2.) When a user performs an action (such as ingesting data, querying relationships, validating logic, or resetting the system), the Dashboard constructs a fully typed request and sends it to the backend using Axios.

3.) The backend returns structured, strongly typed data (entities, relationships, validation results, or graph structures), which the Dashboard stores in local state and uses to trigger a re-render.

4.) The updated graph data is passed as props into a WorldGraph visualization component, which uses vis-network to render entities as nodes and relationships as edges in an interactive graph.

5.) Because all requests and responses are strictly typed with TypeScript, the entire data flow — from user interaction to visualization — remains predictable, safe, and easy to reason about.

Challenges we ran into

One challenge we encountered was maintaining context for entities addressed as pronouns across the chunking process. For example, if "Character A" is referred to by name in Chunk 1 but only by pronouns in Chunk 2, the system loses the character's context and cannot assign new information to the correct entity. We resolved this issue by identifying entities in the initial chunks and forward-propagating that metadata into subsequent chunks. This essentially created a "linked list" of context, allowing us to overcome the problem of ambiguity.

Another challenge we faced was poor LLM output quality, where the system failed to accurately recognize entities, attributes, and relationships. We solved this issue through aggressive prompt engineering, providing the model with more context using few-shot prompting and strict output templates.

Lastly, we faced compatibility issues between Actian VectorDB and macOS on the Apple Silicon architecture. We spent a significant amount of time attempting to alter Docker settings and adjusting our command-line configurations. However, through trial and error, we discovered that the solution was simply to update macOS to the latest version to ensure full compatibility with the hardware's virtualization layer.

Accomplishments that we're proud of

We are very proud to have developed a fully functional RAG model that uses a manuscript as its core corpus. Then, by utilizing vector embeddings and similarity searches, the system is able to build a robust knowledge graph using SQL and Actian Vector DB in conjunction. This architecture creates a viable and fully functional conflict tracker that is able to maintain deep context across large-scale narratives.

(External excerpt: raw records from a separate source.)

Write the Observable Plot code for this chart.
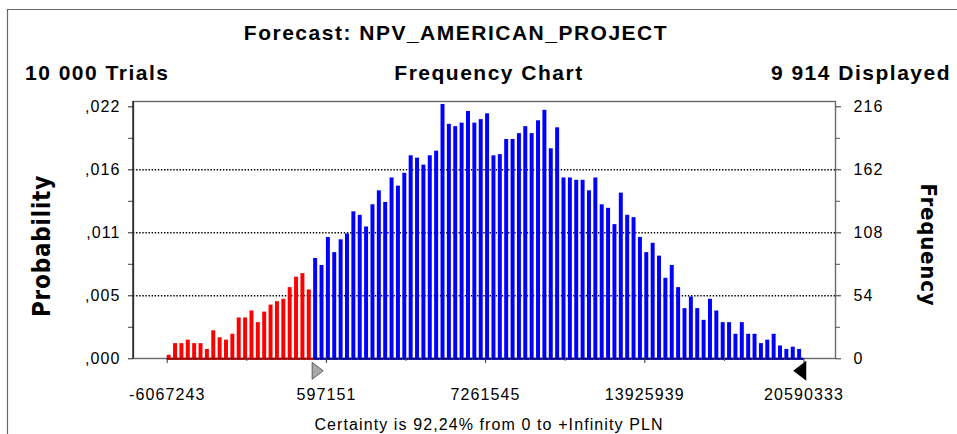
<!DOCTYPE html>
<html>
<head>
<meta charset="utf-8">
<script src="https://cdn.jsdelivr.net/npm/d3@7"></script>
<script src="https://cdn.jsdelivr.net/npm/@observablehq/plot@0.6"></script>
<style>
  html, body { margin: 0; padding: 0; background: #fff; }
  #chart { position: relative; width: 957px; height: 434px; overflow: hidden; }
  #chart svg text { letter-spacing: 1.1px; }
  #chart svg text.big { letter-spacing: 1.5px; }
  #chart svg text.side { letter-spacing: 0.8px; }
</style>
</head>
<body>
<div id="chart"></div>
<script>
// ---- data ----
const titleText = "Forecast: NPV_AMERICAN_PROJECT";
const trialsText = "10 000 Trials";
const chartTypeText = "Frequency Chart";
const displayedText = "9 914 Displayed";
const certaintyText = "Certainty is 92,24% from 0 to +Infinity PLN";
const leftAxisTitle = "Probability";
const rightAxisTitle = "Frequency";

const rangeMin = -6067243;
const rangeMax = 20590333;
const certaintyFrom = 0;

const frequencies = [
  3,13,13,16,13,13,8,24,18,16,21,35,35,41,31,40,46,49,51,61,70,73,59,
  86,80,104,91,102,107,126,123,113,
  132,144,134,155,148,159,174,172,166,174,178,218,201,199,202,212,202,205,210,
  174,175,188,188,193,199,193,204,213,180,198,155,155,153,153,144,155,
  132,129,115,142,123,121,104,91,99,88,69,80,61,43,53,43,33,51,41,31,31,21,31,21,21,13,16,21,11,8,10,8
];

const xTickValues = [-6067243, 597151, 7261545, 13925939, 20590333];
const xTickLabels = ["-6067243", "597151", "7261545", "13925939", "20590333"];
const freqTickValues = [0, 54, 108, 162, 216];
const freqTickLabels = ["0", "54", "108", "162", "216"];
const probTickLabels = [",000", ",005", ",011", ",016", ",022"];
const gridValues = [54, 108, 162];

const inColor = "#ff0000", outColor = "#0000ff";
const inBase = "#a00000", outBase = "#000090";

// ---- derived ----
const nBins = frequencies.length;
const binW = (rangeMax - rangeMin) / nBins;
const bins = frequencies.map((f, i) => ({
  x0: rangeMin + i * binW,
  x1: rangeMin + (i + 1) * binW,
  freq: f
}));
const minorX = d3.pairs(xTickValues).map(([a, b]) => (a + b) / 2);
const minorY = d3.pairs(freqTickValues).map(([a, b]) => (a + b) / 2);
const probMap = new Map(freqTickValues.map((v, i) => [v, probTickLabels[i]]));
const freqMap = new Map(freqTickValues.map((v, i) => [v, freqTickLabels[i]]));
const xMap = new Map(xTickValues.map((v, i) => [v, xTickLabels[i]]));

const rightTri = { draw(ctx, size) { const r = Math.sqrt(size / Math.PI); ctx.moveTo(0, -r); ctx.lineTo(1.3 * r, 0); ctx.lineTo(0, r); ctx.closePath(); } };
const leftTri = { draw(ctx, size) { const r = Math.sqrt(size / Math.PI); ctx.moveTo(0, -r); ctx.lineTo(-1.3 * r, 0); ctx.lineTo(0, r); ctx.closePath(); } };

const plot = Plot.plot({
  width: 957,
  height: 434,
  marginLeft: 133,
  marginRight: 122,
  marginTop: 101,
  marginBottom: 76,
  style: { fontFamily: "'Liberation Sans', Arial, sans-serif", fontSize: "16px", background: "#fff", color: "#000", overflow: "visible" },
  x: { domain: [rangeMin, rangeMax], range: [166.7, 803.5], label: null },
  y: { domain: [0, 216], range: [358.3, 106.3], label: null },
  color: { type: "identity" },
  marks: [
    Plot.ruleY(gridValues, { stroke: "#000", strokeWidth: 1.4, strokeDasharray: "1.4,1.7" }),
    Plot.rect(bins, { x1: "x0", x2: "x1", y1: 0, y2: "freq", insetRight: 2.4, fill: d => d.x0 < certaintyFrom ? inColor : outColor }),
    Plot.frame({ stroke: "#6a6a6a", strokeWidth: 1.4 }),
    Plot.ruleY(bins, { x1: "x0", x2: "x1", y: 0, strokeWidth: 2.2, stroke: d => d.x0 < certaintyFrom ? inBase : outBase }),
    Plot.axisY(freqTickValues, { anchor: "left", label: null, tickSize: 5, tickPadding: 8, tickFormat: d => probMap.get(d), stroke: "#222" }),
    Plot.axisY(minorY, { anchor: "left", label: null, tickSize: 5, tickFormat: () => "", stroke: "#444" }),
    Plot.axisY(freqTickValues, { anchor: "right", label: null, tickSize: 5, tickPadding: 13, tickFormat: d => freqMap.get(d), stroke: "#333" }),
    Plot.axisY(minorY, { anchor: "right", label: null, tickSize: 4, tickFormat: () => "", stroke: "#555" }),
    Plot.axisX(xTickValues, { label: null, tickSize: 5, tickPadding: 25, tickFormat: d => xMap.get(d), stroke: "#333" }),
    Plot.axisX(minorX, { label: null, tickSize: 3, tickFormat: () => "", stroke: "#555" }),
    Plot.dot([certaintyFrom], { x: d => d, y: 0, dy: 12, r: 8.5, symbol: rightTri, fill: "#a8a8a8", stroke: "#444", strokeWidth: 0.8 }),
    Plot.dot([rangeMax], { x: d => d, y: 0, dy: 12, dx: 1.5, r: 8.5, symbol: leftTri, fill: "#000", stroke: "#000" })
  ]
});

document.getElementById("chart").appendChild(plot);

// left axis line (dark) and outer page frame, titles
const svg = d3.select(plot);
svg.append("path").attr("d", "M7.5,434V9.5H957").attr("fill", "none").attr("stroke", "#666").attr("stroke-width", 1.2);
svg.append("line").attr("x1", 133).attr("x2", 133).attr("y1", 101).attr("y2", 358.5).attr("stroke", "#111").attr("stroke-width", 1.3);

const bold = "'Liberation Sans', Arial, sans-serif";
function addText(txt, x, y, anchor, size, weight, cls) {
  return svg.append("text").attr("class", cls || "").attr("x", x).attr("y", y).attr("text-anchor", anchor)
    .attr("font-size", size).attr("font-weight", weight).attr("font-family", bold).attr("fill", "#000").text(txt);
}
addText(titleText, 456, 40, "middle", 21, "bold", "big");
addText(trialsText, 25, 80, "start", 21, "bold", "big");
addText(chartTypeText, 489, 80, "middle", 21, "bold", "big");
addText(displayedText, 951, 80, "end", 21, "bold", "big");
addText(certaintyText, 489, 430, "middle", 16, "normal");

const sideFont = "'DejaVu Sans Condensed', 'DejaVu Sans', sans-serif";
svg.append("text").attr("class", "side").attr("transform", "translate(50,246) rotate(-90)")
  .attr("text-anchor", "middle").attr("font-family", sideFont).attr("font-weight", "bold")
  .attr("font-size", 24).attr("fill", "#000").text(leftAxisTitle);
svg.append("text").attr("class", "side").attr("transform", "translate(921,245) rotate(90)")
  .attr("text-anchor", "middle").attr("font-family", sideFont).attr("font-weight", "bold")
  .attr("font-size", 22).attr("fill", "#000").text(rightAxisTitle);
</script>
</body>
</html>
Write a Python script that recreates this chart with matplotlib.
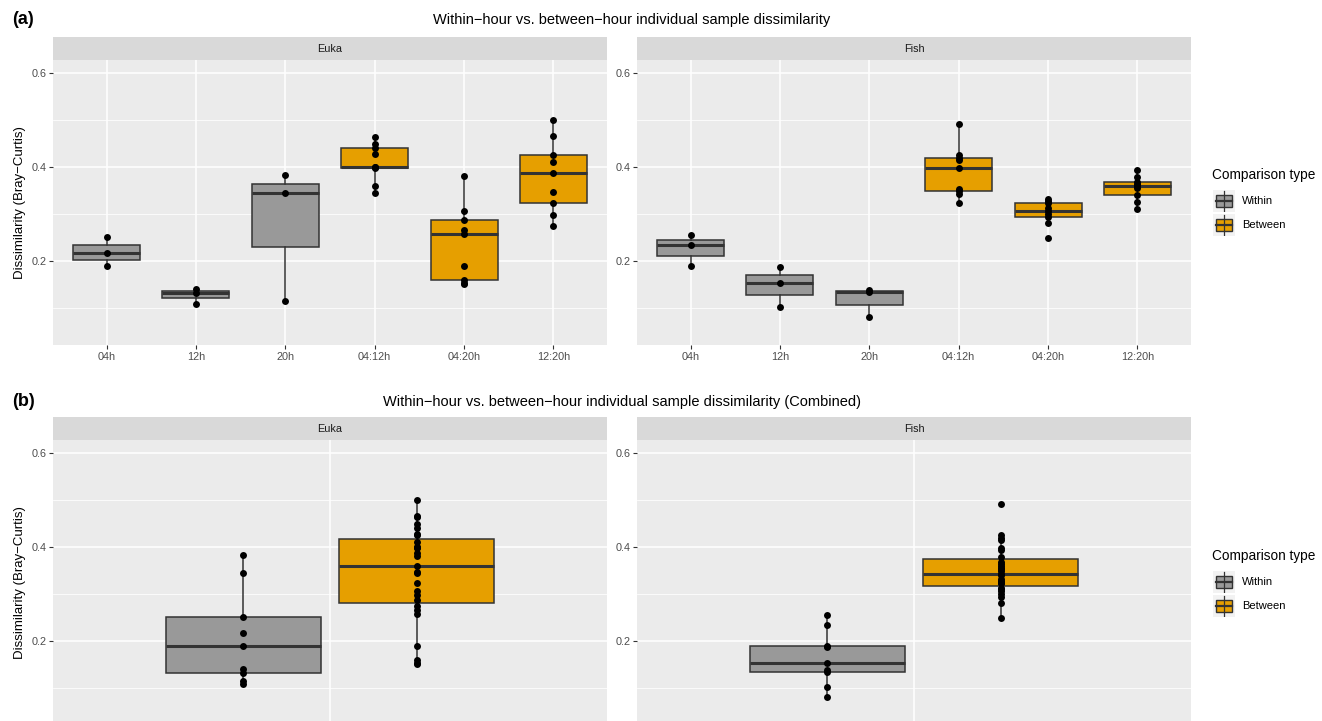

A standout achievement of this project is the AI's ability to "remember" precise characterization and setting details from the earliest chapters without fine-tuning LLM on the context. Usually an AI will not be able to remember early context in a large text file because it is overwhelmed with so much information, but by using a knowledge graph and rules based reasoning we can allow it to flag narrative inconsistencies despite the large amount of context.

What we learned

We learned how to utilize Actian Vector DB and SQL to construct a structured knowledge graph, as well as how to implement vector embeddings and retrieve efficiently to build a functional RAG model.

What's next for The Archivist

In the future we want to expand the system’s capabilities to support other media formats, such as comic books and films. We also would like to identify deeper, latent relationships between subjects, mainly connections that are not explicitly stated but can be inferred through reader subtext. Finally, we think it would be beneficial to implement parallelism and multi-threading within the chunking process to significantly reduce system latency and loading times.